A project led by the Society for the Protection of Ancient Buildings (SPAB) has seen the heritage charity working with the local community and volunteers across Wales to sensitively repair the church, in line with good conservation practice.
As part of a wider project led by Cardiff University and supported by Cadw, work at St Mary’s involved undertaking research to identify materials used in the original construction. Mortar analysis identified Blue Lias limestone as the most compatible material for repair and Tarmac was keen to step in and help out with a donation from its Aberthaw Quarry.

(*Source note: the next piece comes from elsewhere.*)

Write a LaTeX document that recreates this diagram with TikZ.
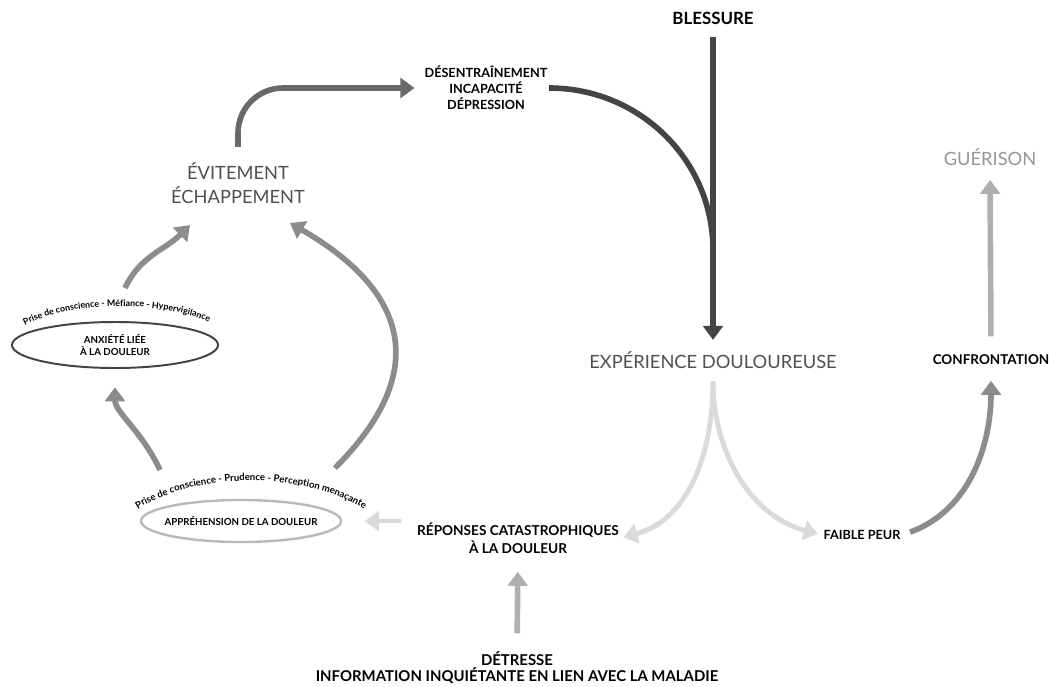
\documentclass[tikz,border=0pt]{standalone}
\usepackage{fontspec}
\setmainfont{Lato}
\usepackage{tikz}
\usetikzlibrary{shapes,arrows.meta,positioning,decorations.text}
\definecolor{arrowdark}{RGB}{68,68,68}
\definecolor{arrowmid}{RGB}{105,105,105}
\definecolor{arrowloop}{RGB}{140,140,140}
\definecolor{arrowlight}{RGB}{175,175,175}
\definecolor{arrowpale}{RGB}{218,218,218}
\definecolor{textgray}{RGB}{80,80,80}
\definecolor{guerisongray}{RGB}{150,150,150}
\definecolor{ringlight}{RGB}{185,185,185}
\newcommand{\arclabel}{\bfseries\fontsize{6.3}{7}\selectfont}
\newcommand{\arclabelwide}{\bfseries\fontsize{6.8}{7.5}\selectfont}

\begin{document}
\begin{tikzpicture}[x=0.025cm, y=-0.025cm,
  heading/.style={font=\fontsize{13}{17}\selectfont, text=textgray, align=center, inner sep=1pt},
  tag/.style={font=\bfseries\fontsize{9}{11.3}\selectfont, align=center, inner sep=1pt},
  bubble/.style={ellipse, line width=1.4pt, font=\bfseries\fontsize{6.9}{8.5}\selectfont, align=center, inner sep=0pt},
  flow/.style={line width=4pt, -{Triangle[width=14pt,length=10pt]}}]
\useasboundingbox (0,0) rectangle (1049,686);

% right part
\node[tag, font=\bfseries\fontsize{12}{14}\selectfont] (blessure) at (713,18) {BLESSURE};
\node[tag] (desentr) at (486,88) {DÉSENTRAÎNEMENT\\INCAPACITÉ\\DÉPRESSION};
\node[heading] (exper) at (713,360) {EXPÉRIENCE DOULOUREUSE};
\node[tag, font=\bfseries\fontsize{9.6}{11.3}\selectfont] (confront) at (991,360) {CONFRONTATION};
\node[heading, text=guerisongray] (guerison) at (990,157) {GUÉRISON};
\node[tag] (faible) at (862,535) {FAIBLE PEUR};
\node[tag, font=\bfseries\fontsize{9.7}{12.5}\selectfont] (reponses) at (518,538) {RÉPONSES CATASTROPHIQUES\\À LA DOULEUR};
\node[tag, font=\bfseries\fontsize{10.6}{11.5}\selectfont] (detresse) at (517,668) {DÉTRESSE\\INFORMATION INQUIÉTANTE EN LIEN AVEC LA MALADIE};

% left loop
\node[heading] (evit) at (238,183) {ÉVITEMENT\\ÉCHAPPEMENT};
\node[bubble, draw=arrowdark, minimum width=5.15cm, minimum height=1.15cm] (anxiete) at (115,345) {ANXIÉTÉ LIÉE\\À LA DOULEUR};
\node[bubble, draw=ringlight, line width=1.7pt, inner xsep=-10pt, minimum width=5cm, minimum height=1.05cm] (apprehension) at (241,521) {APPRÉHENSION DE LA DOULEUR};

\path[decorate, decoration={text along path, text align=center,
  text={|\arclabel|Prise de conscience - Méfiance - Hypervigilance}}]
  (16,330) .. controls (66,299) and (164,299) .. (218,326);
\path[decorate, decoration={text along path, text align=center,
  text={|\arclabelwide|Prise de conscience - Prudence - Perception menaçante}}]
  (128,516) .. controls (188,469) and (312,469) .. (374,516);

\coordinate (merge) at (713,250);

\draw[flow, draw=arrowdark, shorten <=8pt, shorten >=7pt] (blessure.south) -- (exper.north);
\draw[line width=4pt, draw=arrowdark] (desentr.east) to[out=0, in=90] (merge);
\draw[flow, draw=arrowmid, rounded corners=32pt, shorten <=10pt, shorten >=6pt] (evit.north) |- (desentr.west);

\draw[flow, draw=arrowpale, line width=3.5pt, shorten <=8pt, shorten >=2pt] (exper.south) to[out=-90, in=15] (reponses.east);
\draw[flow, draw=arrowpale, line width=3.5pt, shorten <=8pt, shorten >=3pt] (exper.south) to[out=-90, in=165] (faible.west);
\draw[flow, draw=arrowloop, shorten <=6pt, shorten >=10pt] (faible.east) to[out=20, in=-90] (confront.south);
\draw[flow, draw=arrowlight, shorten <=12pt, shorten >=9pt] (confront.north) -- (guerison.south);
\draw[flow, draw=arrowlight, shorten <=12pt, shorten >=12pt] (detresse.north) -- (reponses.south);
\draw[flow, draw=arrowpale, line width=3pt, shorten <=10pt, shorten >=16pt] (reponses.north west) -- (apprehension.east);

\draw[flow, draw=arrowloop, shorten >=13pt] ([shift={(-81,-51)}]apprehension.center) to[out=115, in=-90] (anxiete.south);
\draw[flow, draw=arrowloop] ([shift={(10,-57)}]anxiete.center) to[out=65, in=-135] ([shift={(-48,42)}]evit.center);
\draw[flow, draw=arrowloop] ([shift={(94,-53)}]apprehension.center) to[out=45, in=-30, looseness=1.4] ([shift={(52,40)}]evit.center);
\end{tikzpicture}
\end{document}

The work also involved reviving a small, traditional lime kiln at St Fagans National Museum of History, which had not been used for some years, to transform the limestone donated by Tarmac into hydraulic quicklime. This was then mixed with local aggregates to create mortar that was used in the repair, replicating the ancient materials believed to have been used when it was first built.
Stuart Escott, cement plant manager for Tarmac, said: “It’s a privilege to have played a part in the repair of St Mary’s Church, as an ancient building that is well loved in the community.
“The team who have worked on this project have really gone the extra mile to ensure the repair is completed sympathetically. By donating the Blue Lias limestone Tarmac has been able to support these efforts, using local authentic materials to restore a part of our local history.”
Matthew Slocombe, SPAB director, added: “We’re extremely grateful to Tarmac who made a significant contribution to this important project.”
The donation of Blue Lias limestone for the restoration of St Mary’s Church is just one example of the wider heritage work Tarmac has carried out within its local communities, with other projects including the recent restoration of local war memorials and supporting an archaeological project that uncovered significant Roman artefacts.
The SPAB is continuing ongoing, UK-wide research into ancient mortars by burning local stone across the country, including at projects in Kent and the Scottish Islands.